Enter the Razer Onza; the latest in the well-rounded peripheral line up from the Razer. Over the years, Razer focused on creating quality PC-gaming assecories but decided to throw their hat into the console gaming arena with this tournament controller.
The Onza is a well-built and rugged wired controller. Right off the bat you will notice that the cable is approximately 24-feet long with a braided housing compared to the typical rubber sealed cables found in other controllers. This ensures that the cable won’t get accidentally eaten by small animals that may live in the same household.
As far as the layout and configuration goes, the Razer Onza sticks close to the standard Microsoft wired controller with a few additions and improvements. The left and right thumbsticks now have tension adjusters that allow gamers to literally “dial” down the thumbstick’s resistance level to suit their needs based on the games that they play. The thumbsticks themselves have notched dials attached the underside that make it quick and easy to adjust for resistance. This, combined with an in-game sensitivity slider offers gamers the ability to really personalize and fine-tune their experience.
The Razer Onza comes equipped with an extra set of shoulder bumpers; these buttons can be programmed to function as a face button ( A,B,X,Y) in addition to the existing ones. If a game does not allow players to configure their bumpers to act as face buttons through the in-game menu, the Onza allows it though its programmable interface. The default setting of the extra bumpers is a double-up of the existing primary bumpers so players won’t have to worry about accidentally clicking the wrong bumper in the heat of combat.
The final and best reason to own this controller are the backlit “Hyper Response Action Buttons.” Put simply, these are the face buttons(A,B,X,Y) rebuilt in a far superior manner. These buttons now have a quicker response time and come close to being full touch with next to no travel distance. Players can lightly touch each button and it registers with the same response as any Microsoft Xbox 360 standard controller. Players may find that their first person shooter “skills” improving as they no longer have to worry about “sticky” buttons. The fact that these buttons are backlit and glow in a dark room is just icing on the cake.

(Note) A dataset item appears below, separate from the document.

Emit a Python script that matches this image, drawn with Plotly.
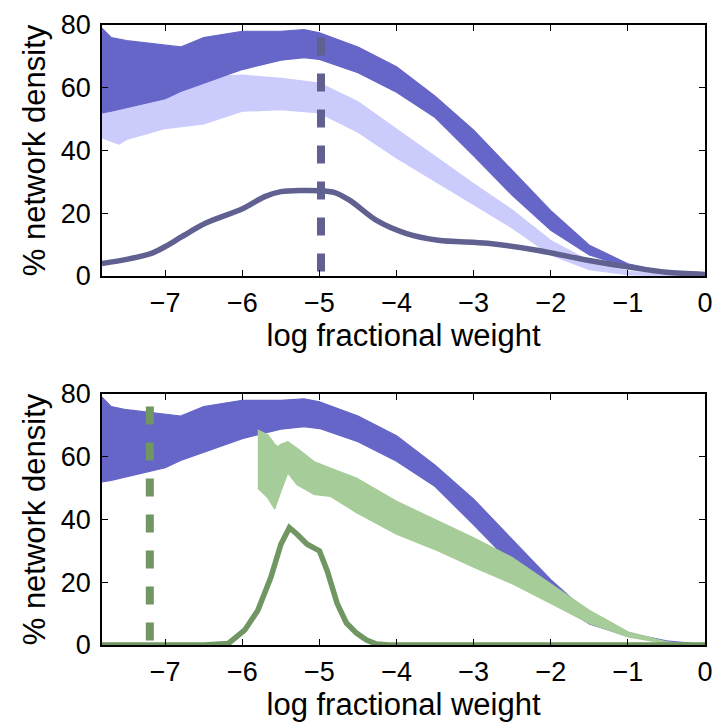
import plotly.graph_objects as go
from plotly.subplots import make_subplots

# ---------------- data ----------------
band_x = [-7.82, -7.7, -7.5, -7.0, -6.8, -6.5, -6.0, -5.5, -5.2, -5.0, -4.5, -4.0, -3.5, -3.0,
          -2.5, -2.0, -1.5, -1.0, -0.5, 0.0]
blue_upper = [79, 76, 75, 73.5, 73, 76, 78, 78, 78.5, 77.5, 73, 66.7, 57.3, 46.5,
              33.6, 20.8, 9.8, 3.9, 1.3, 0.3]
blue_lower = [52, 52.5, 53.5, 56.5, 58.8, 61.5, 65.8, 68.8, 69.6, 69.0, 64.8, 58.6, 50.5, 38.3,
              25.7, 14.6, 6.7, 2.8, 0.8, 0.1]

light_x = [-7.82, -7.6, -7.5, -7.0, -6.5, -6.0, -5.5, -5.0, -4.5, -4.0, -3.5, -3.0,
           -2.5, -2.0, -1.5, -1.0, -0.5, 0.0]
light_upper = [56, 57, 58, 61, 63.5, 64, 63, 61.5, 55.5, 46.8, 38.2, 29.4,
               21, 11.3, 4.8, 1.5, 0.4, 0.0]
light_lower = [44, 42, 43.5, 47, 48.5, 52.5, 53, 52, 45.8, 37.6, 30.1, 22.7,
               15.3, 6.7, 2.0, 0.4, 0.0, 0.0]

obs1_x = [-7.82, -7.5, -7.17, -6.99, -6.78, -6.48, -5.99, -5.71, -5.5, -5.0, -4.8, -4.6,
          -4.26, -3.88, -3.46, -2.82, -2.18, -1.54, -0.9, -0.5, 0.0]
obs1_y = [4.0, 5.3, 7.3, 9.5, 12.6, 16.8, 21.5, 25.3, 26.9, 27.2, 26.6, 24.0,
          17.7, 13.6, 11.4, 10.4, 8.2, 5.1, 2.5, 1.2, 0.5]
thresh1_x = -4.98
thresh1_top = 76

green_x = [-5.80, -5.67, -5.58, -5.54, -5.50, -5.41, -5.29, -5.07, -4.86, -4.52, -4.0, -3.46,
           -3.0, -2.5, -2.0, -1.5, -1.0, -0.5, 0.0]
green_upper = [68.5, 67.0, 64.0, 63.2, 64.0, 64.8, 62.7, 58.5, 56.4, 53.2, 45.8, 39.5,
               34.2, 27.9, 19.6, 11.1, 4.2, 1.0, 0.0]
green_lower = [50.0, 46.9, 43.3, 46.0, 49.0, 54.8, 51.1, 48.0, 47.4, 42.2, 35.3, 30.0,
               24.8, 19.5, 13.2, 6.9, 2.6, 0.4, 0.0]

obs2_x = [-7.82, -6.5, -6.18, -5.97, -5.80, -5.63, -5.50, -5.39, -5.29, -5.16, -5.0, -4.9,
          -4.77, -4.65, -4.52, -4.39, -4.26, -4.1, -2.0, 0.0]
obs2_y = [0, 0, 0.5, 4.7, 11.0, 21.6, 32.1, 37.4, 35.3, 32.1, 30.0, 23.7,
          13.2, 7.0, 3.8, 1.6, 0.3, 0, 0, 0]
thresh2_x = -7.20
thresh2_top = 76

x_ticks = [-7, -6, -5, -4, -3, -2, -1, 0]
y_ticks = [0, 20, 40, 60, 80]

# ---------------- styles ----------------
C_BLUE = "rgb(102,102,200)"
C_LIGHT = "rgb(204,204,252)"
C_OBS1 = "rgb(96,96,145)"
C_GREEN = "rgb(166,204,153)"
C_OBS2 = "rgb(112,150,98)"
FONT = "Liberation Sans, Arial, Helvetica, sans-serif"

fig = make_subplots(rows=2, cols=1, vertical_spacing=0.19)


def band(x, up, lo, color, row):
    fig.add_trace(go.Scatter(x=list(x) + list(x)[::-1], y=list(up) + list(lo)[::-1],
                             fill="toself", fillcolor=color, mode="lines",
                             line=dict(color=color, width=1.2, shape="linear"),
                             hoverinfo="skip", showlegend=False), row=row, col=1)


# top panel
band(light_x, light_upper, light_lower, C_LIGHT, 1)
band(band_x, blue_upper, blue_lower, C_BLUE, 1)
fig.add_trace(go.Scatter(x=obs1_x, y=obs1_y, mode="lines",
                         line=dict(color=C_OBS1, width=5.5, shape="spline", smoothing=0.8),
                         showlegend=False), row=1, col=1)
fig.add_trace(go.Scatter(x=[thresh1_x, thresh1_x], y=[thresh1_top, 0], mode="lines",
                         line=dict(color=C_OBS1, width=8, dash="18px,18px"),
                         showlegend=False), row=1, col=1)

# bottom panel
band(band_x, blue_upper, blue_lower, C_BLUE, 2)
band(green_x, green_upper, green_lower, C_GREEN, 2)
fig.add_trace(go.Scatter(x=obs2_x, y=obs2_y, mode="lines",
                         line=dict(color=C_OBS2, width=5.5),
                         showlegend=False), row=2, col=1)
fig.add_trace(go.Scatter(x=[thresh2_x, thresh2_x], y=[thresh2_top, 0], mode="lines",
                         line=dict(color=C_OBS2, width=8, dash="18px,18px"),
                         showlegend=False), row=2, col=1)

axis_common = dict(showline=True, linecolor="black", linewidth=1.5, mirror="ticks",
                   ticks="inside", ticklen=6, tickwidth=1.2, tickcolor="black",
                   showgrid=False, zeroline=False,
                   tickfont=dict(family=FONT, size=27, color="black"))

for r in (1, 2):
    fig.update_xaxes(range=[-7.82, 0], tickvals=x_ticks, ticklabelstandoff=2,
                     title=dict(text="log fractional weight",
                                font=dict(family=FONT, size=31, color="black"),
                                standoff=6),
                     row=r, col=1, **axis_common)
    fig.update_yaxes(range=[0, 80], tickvals=y_ticks, ticklabelstandoff=4,
                     title=dict(text="% network density",
                                font=dict(family=FONT, size=31, color="black"),
                                standoff=6),
                     row=r, col=1, **axis_common)

fig.update_layout(width=723, height=725,
                  margin=dict(l=102, r=10, t=20, b=80),
                  paper_bgcolor="white", plot_bgcolor="white",
                  font=dict(family=FONT, color="black"))
fig.update_yaxes(domain=[0.5952, 1.0], row=1, col=1)
fig.update_yaxes(domain=[0.0, 0.4048], row=2, col=1)

fig.write_html("out.html")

Some negatives that affect initial usability of the controller are the rubber thumbsticks and the L and R triggers. The Thumbsticks do not have the traditional “nubbies” on them which helped with grip. Instead, the Onza has softer rubber thumbsticks. While this at first feels like an improvement, the downside is that eventually players may get a case of the dreaded “sweaty thumbs” which may result in a diminished grip. Occasionally wiping off the thumbsticks will help with this issue though.
The left and right triggers are also designed differently than the standard Microsoft Xbox360 standard controller. The Razer Onza’s triggers are more curved and have a longer arc to them. It will take some getting used to at first, but eventually players will be able to adapt to it. Gamers may find that their fingers slip off them every once in a while, but again that is most likely part of the “getting used-to it” phase.
Overall everything about the Onza comes together in a very nice package that is well worth the $49.95 price tag. I wish I could say that it is an easy choice over the standard Microsoft controller but you pretty much need to get your hands on one before you can make that call.